A recent study by the Rand Corporation, Harvard Medical School, and University of California Los Angeles found that almost 20% of workers in the U.S. find their workplace hostile or threatening. The study refers to this finding as “disturbingly high” and I have to agree. My take from this study is that the need for good work by HR professionals has never been more important. So, what skills are needed for HR professionals to succeed in this modern workplace?
If I could design the perfect HR professional, it would be an individual with a journalism degree who has taught school and can speak at least two languages. Human relations functions for employers are really about communication and education. All the training an HR professional receives on the management of the modern workforce means little if that HR professional cannot communicate that information effectively. One of the primary directives for an effective HR professional is to communicate basic principles of human management and the human resources culture of the employer to the supervisors, who, while technically skilled and leadership oriented, often are not trained communicators. Accordingly, the communications skills taught in journalism school, both written and verbal, would serve an HR manager well.
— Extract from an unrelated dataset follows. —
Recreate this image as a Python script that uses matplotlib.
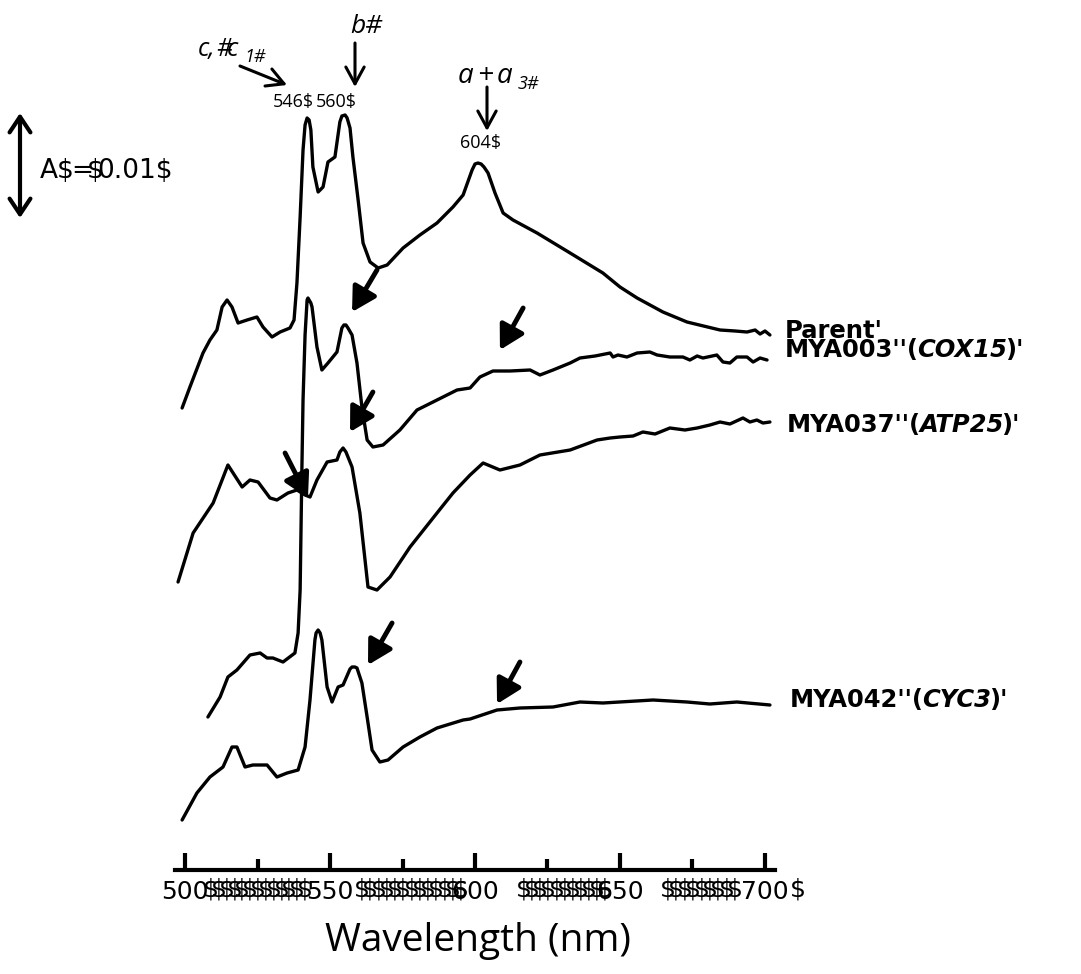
import matplotlib
matplotlib.use("Agg")
import matplotlib.pyplot as plt

plt.rcParams['font.family'] = ['Open Sans', 'DejaVu Sans']

# ---------------- data (wavelength in nm, absorbance in mA, traces stacked) ----------------
parent_wl = [499.0, 501.7, 506.2, 508.6, 511.0, 512.8, 514.5, 516.2, 518.3, 521.4,
             524.8, 526.9, 530.0, 532.8, 536.2, 537.6, 538.6, 539.7, 540.7, 541.4,
             542.1, 542.8, 543.4, 544.1, 545.9, 547.6, 549.3, 551.7, 553.4, 554.1,
             555.2, 555.9, 556.9, 557.9, 559.7, 561.4, 563.8, 566.6, 569.7, 575.2,
             581.0, 586.9, 592.4, 595.9, 599.0, 600.0, 601.0, 602.1, 603.1, 604.5,
             606.9, 609.7, 613.1, 621.4, 632.8, 644.1, 650.0, 655.9, 664.8, 673.1,
             684.5, 689.7, 693.8, 696.6, 698.3, 700.0, 701.7]
parent_a = [46.2, 48.3, 51.7, 53.0, 54.0, 56.3, 57.0, 56.3, 54.7, 55.0,
            55.3, 54.3, 53.3, 53.8, 54.2, 55.0, 58.7, 65.3, 72.0, 74.5,
            75.2, 75.0, 74.0, 70.3, 67.8, 68.3, 70.8, 71.3, 74.8, 75.4,
            75.5, 75.2, 74.2, 71.3, 67.0, 62.7, 60.8, 60.2, 60.5, 62.2,
            63.5, 64.7, 66.3, 67.5, 70.0, 70.6, 70.7, 70.6, 70.3, 69.7,
            67.7, 65.7, 65.0, 63.7, 61.7, 59.7, 58.3, 57.2, 55.8, 54.8,
            54.0, 53.9, 53.8, 54.0, 53.6, 53.9, 53.5]

cox15_wl = [507.9, 512.1, 514.8, 517.9, 522.4, 525.9, 528.3, 530.3, 533.8, 537.9,
            539.0, 539.7, 540.0, 540.3, 540.7, 541.4, 542.1, 542.4, 542.8, 543.4,
            543.8, 545.5, 547.2, 549.3, 552.4, 554.1, 554.8, 555.5, 556.2, 557.6,
            559.3, 561.0, 562.8, 564.8, 568.3, 574.1, 580.0, 586.9, 593.8, 598.3,
            601.7, 606.2, 612.1, 619.0, 622.4, 626.9, 632.8, 636.2, 641.4, 646.6,
            647.6, 649.3, 652.4, 655.9, 660.3, 662.8, 667.2, 671.7, 674.1, 676.6,
            678.6, 683.4, 685.5, 687.9, 690.3, 693.8, 695.9, 698.3, 700.7]
cox15_a = [15.3, 17.3, 19.3, 20.0, 21.5, 21.7, 21.2, 21.2, 20.8, 21.7,
           23.7, 28.0, 34.0, 40.0, 47.0, 53.5, 57.0, 57.2, 57.0, 56.7,
           56.3, 52.3, 50.0, 50.7, 51.8, 54.2, 54.5, 54.5, 54.2, 53.5,
           50.7, 46.3, 43.0, 42.3, 42.5, 44.0, 46.0, 47.0, 48.0, 48.2,
           49.3, 49.9, 49.9, 50.0, 49.5, 50.0, 50.7, 51.2, 51.4, 51.7,
           51.3, 51.5, 51.3, 51.7, 51.8, 51.5, 51.3, 51.3, 51.0, 51.4,
           51.2, 51.5, 50.8, 50.7, 51.3, 51.3, 50.8, 51.2, 51.0]

atp25_wl = [497.6, 502.8, 509.7, 514.8, 519.7, 522.4, 525.2, 529.3, 531.7, 535.5,
            538.6, 541.4, 543.1, 545.5, 549.0, 552.4, 553.4, 554.5, 555.5, 557.6,
            560.3, 563.1, 566.2, 570.7, 577.6, 586.9, 592.4, 598.3, 602.8, 608.6,
            615.5, 622.4, 632.8, 642.1, 646.6, 650.0, 654.5, 657.9, 662.1, 667.2,
            672.4, 676.6, 681.0, 684.5, 687.9, 692.4, 694.8, 697.2, 699.3, 701.7]
atp25_a = [28.8, 33.7, 36.7, 40.5, 38.3, 39.0, 38.8, 37.2, 37.0, 37.7,
           38.0, 37.5, 37.3, 39.0, 40.8, 41.0, 41.8, 42.2, 41.8, 40.3,
           35.7, 28.3, 28.0, 29.3, 32.3, 35.7, 37.7, 39.5, 40.7, 40.0,
           40.5, 41.5, 42.0, 43.0, 43.2, 43.3, 43.4, 43.8, 43.6, 44.2,
           44.0, 44.2, 44.5, 44.8, 44.6, 45.2, 44.8, 45.0, 44.7, 44.8]

cyc3_wl = [499.0, 504.1, 508.6, 513.1, 516.2, 517.9, 520.7, 523.4, 528.3, 531.7,
           535.2, 539.0, 541.4, 543.1, 544.8, 545.2, 545.9, 546.6, 547.2, 549.0,
           550.7, 552.8, 554.5, 556.9, 557.6, 558.6, 559.3, 561.0, 562.8, 564.5,
           567.2, 570.0, 575.2, 581.0, 586.9, 595.9, 598.3, 607.6, 615.5, 626.9,
           636.2, 644.1, 661.4, 673.1, 681.0, 690.3, 701.7]
cyc3_a = [5.0, 7.7, 9.3, 10.3, 12.3, 12.3, 10.3, 10.5, 10.5, 9.3,
          9.7, 10.0, 12.3, 17.0, 23.0, 23.7, 24.0, 23.7, 23.0, 18.3,
          16.8, 18.3, 18.5, 20.1, 20.3, 20.3, 20.2, 18.7, 15.3, 12.0,
          10.8, 11.0, 12.3, 13.3, 14.2, 15.0, 15.1, 16.0, 16.2, 16.3,
          16.8, 16.7, 17.0, 16.8, 16.6, 16.8, 16.5]

trace_wl = [parent_wl, cox15_wl, atp25_wl, cyc3_wl]
trace_a = [parent_a, cox15_a, atp25_a, cyc3_a]

major_ticks = [500, 550, 600, 650, 700]
minor_ticks = [525, 575, 625, 675]
tick_labels = ["500", "550", "600", "650", "700"]
peak_labels = ["546$", "560$", "604$"]

# arrows on traces: (tail wavelength, tail A, tip wavelength, tip A)
mark_tail_wl = [566.2, 616.6, 564.8, 534.5, 571.4, 615.5]
mark_tail_a = [60.0, 56.2, 47.8, 41.7, 24.7, 20.8]
mark_tip_wl = [557.6, 608.6, 556.9, 542.4, 563.1, 607.6]
mark_tip_a = [55.8, 52.0, 43.8, 37.2, 20.5, 16.6]

# ---------------- figure ----------------
W, H = 1081, 974
fig = plt.figure(figsize=(W / 100, H / 100), dpi=100)
ax = fig.add_axes([175 / W, 104 / H, 600 / W, 870 / H])
renderer = fig.canvas.get_renderer()


def fx(x):
    return x / W


def fy(y):
    return 1 - y / H


for wl, a in zip(trace_wl, trace_a):
    ax.plot(wl, a, color='black', lw=2.4, solid_joinstyle='round', solid_capstyle='round')

ax.set_xlim(496.55, 703.45)
ax.set_ylim(0, 87)
for s in ['left', 'right', 'top']:
    ax.spines[s].set_visible(False)
ax.spines['bottom'].set_linewidth(3)
ax.set_yticks([])
ax.set_xticks(major_ticks)
ax.set_xticklabels(tick_labels, fontsize=18, family='DejaVu Sans')
ax.set_xticks(minor_ticks, minor=True)
ax.tick_params(axis='x', which='major', direction='in', length=12, width=3, pad=7)
ax.tick_params(axis='x', which='minor', direction='in', length=8, width=3)
ax.set_xlabel("Wavelength (nm)", fontsize=28)
ax.xaxis.set_label_coords((478 - 175) / 600, (870 - 922) / 870)

# '$' runs between tick labels
runs = [(203, 312), (354, 468), (516, 612), (660, 742), (790, 806)]
for x0, x1 in runs:
    span = x1 - 15 - x0
    n = max(1, int(round(span / 8.0)) + 1)
    step = span / (n - 1) if n > 1 else 0
    for i in range(n):
        fig.text(fx(x0 + i * step), fy(897), "$", fontsize=18, family='DejaVu Sans',
                 ha='left', va='baseline')

# arrows pointing at trace features
for tw, ta, pw, pa in zip(mark_tail_wl, mark_tail_a, mark_tip_wl, mark_tip_a):
    ax.annotate('', xy=(pw, pa), xytext=(tw, ta),
                arrowprops=dict(arrowstyle='-|>,head_length=0.8,head_width=0.45',
                                lw=3.5, color='black', mutation_scale=18,
                                shrinkA=0, shrinkB=0), annotation_clip=False)


def farrow(x0, y0, x1, y1):
    ax.annotate('', xy=(x1, H - y1), xytext=(x0, H - y0), xycoords='figure pixels',
                textcoords='figure pixels',
                arrowprops=dict(arrowstyle='->,head_length=0.55,head_width=0.3', lw=2.2,
                                color='black', mutation_scale=22, shrinkA=0, shrinkB=0))


farrow(240, 66, 287, 85)
farrow(355, 43, 355, 87)
farrow(487, 87, 487, 131)

fig.text(fx(273), fy(107), peak_labels[0], fontsize=13, ha='left', va='baseline')
fig.text(fx(316), fy(107), peak_labels[1], fontsize=13, ha='left', va='baseline')
fig.text(fx(460), fy(148), peak_labels[2], fontsize=13, ha='left', va='baseline')

# band labels
it = dict(style='italic', ha='left', va='baseline')
fig.text(fx(198), fy(56), "c,", fontsize=18, **it)
fig.text(fx(216), fy(56), "#", fontsize=18, **it)
fig.text(fx(227), fy(56), "c", fontsize=18, **it)
fig.text(fx(244), fy(62), "1#", fontsize=13, **it)
fig.text(fx(350), fy(33), "b#", fontsize=19, **it)
fig.text(fx(458), fy(83), "a", fontsize=20, **it)
fig.text(fx(477), fy(83), "+", fontsize=20, **it)
fig.text(fx(497), fy(83), "a", fontsize=20, **it)
fig.text(fx(518), fy(89), "3#", fontsize=13, **it)

# scale bar
ax.annotate('', xy=(20, H - 113), xytext=(20, H - 218), xycoords='figure pixels',
            textcoords='figure pixels',
            arrowprops=dict(arrowstyle='<->,head_length=0.45,head_width=0.3', lw=3,
                            color='black', mutation_scale=25, shrinkA=0, shrinkB=0))
sb = dict(fontsize=19, family='DejaVu Sans', ha='left', va='baseline')
fig.text(fx(40), fy(178), "A$", **sb)
fig.text(fx(71), fy(178), "=", **sb)
fig.text(fx(87), fy(178), "$", **sb)
fig.text(fx(97), fy(178), "0.01$", **sb)


# strain labels: bold pieces with italic gene names
def seq(x, y, pieces, size=17.5):
    for s, st in pieces:
        t = fig.text(fx(x), fy(y), s, fontsize=size, fontweight='bold', fontstyle=st,
                     family='DejaVu Sans', ha='left', va='baseline')
        x += t.get_window_extent(renderer).width - 2


seq(785, 338, [("Parent'", 'normal')])
seq(785, 357, [("MYA003''(", 'normal'), ("COX15", 'italic'), (")'", 'normal')])
seq(787, 432, [("MYA037''(", 'normal'), ("ATP25", 'italic'), (")'", 'normal')])
seq(790, 707, [("MYA042''(", 'normal'), ("CYC3", 'italic'), (")'", 'normal')])

fig.savefig("out.png", dpi=100, facecolor='white')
Similarly, the learned skill of teaching concepts is likely to be of use. Communicating with a group of busy supervisors is no easy thing. If someone has spent some time in a classroom and has been required to create a lesson plan, execute that lesson plan, and control a crowd of possibly distracted children or teenagers, that person has the skills to do the training required of HR managers. Having had experience in a real classroom setting would greatly benefit any aspiring HR professional.
Finally, the skill of being able to think in a different language helps sensitize an individual to understanding the impact of language and culture as it applies in today’s workplace. It is not really important what that second language is, but seeing the world through another culture’s language is a great way to gain the cultural sensitivity necessary to be an effective HR representative.
Skills of communication, teaching, and language comprehension are to me the most important skills of any HR professional. I know when I review a resume of a law student who is interested in becoming an employment lawyer, these are the same skills I hope to find on that resume. I know many excellent employment lawyers and HR professionals who are neither journalism majors or ex-teachers, but they have usually been given opportunities to obtain the communication and teaching skills that this background brings. In the HR world, companies should look for opportunities to provide these skills through additional training and opportunities for HR professionals to gain experience in communications, education, and language comprehension. With distressing numbers of employees feeling harassed or threatened at work, it is more important than ever that HR professionals have the proper skills to be best prepared for success in the modern workplace.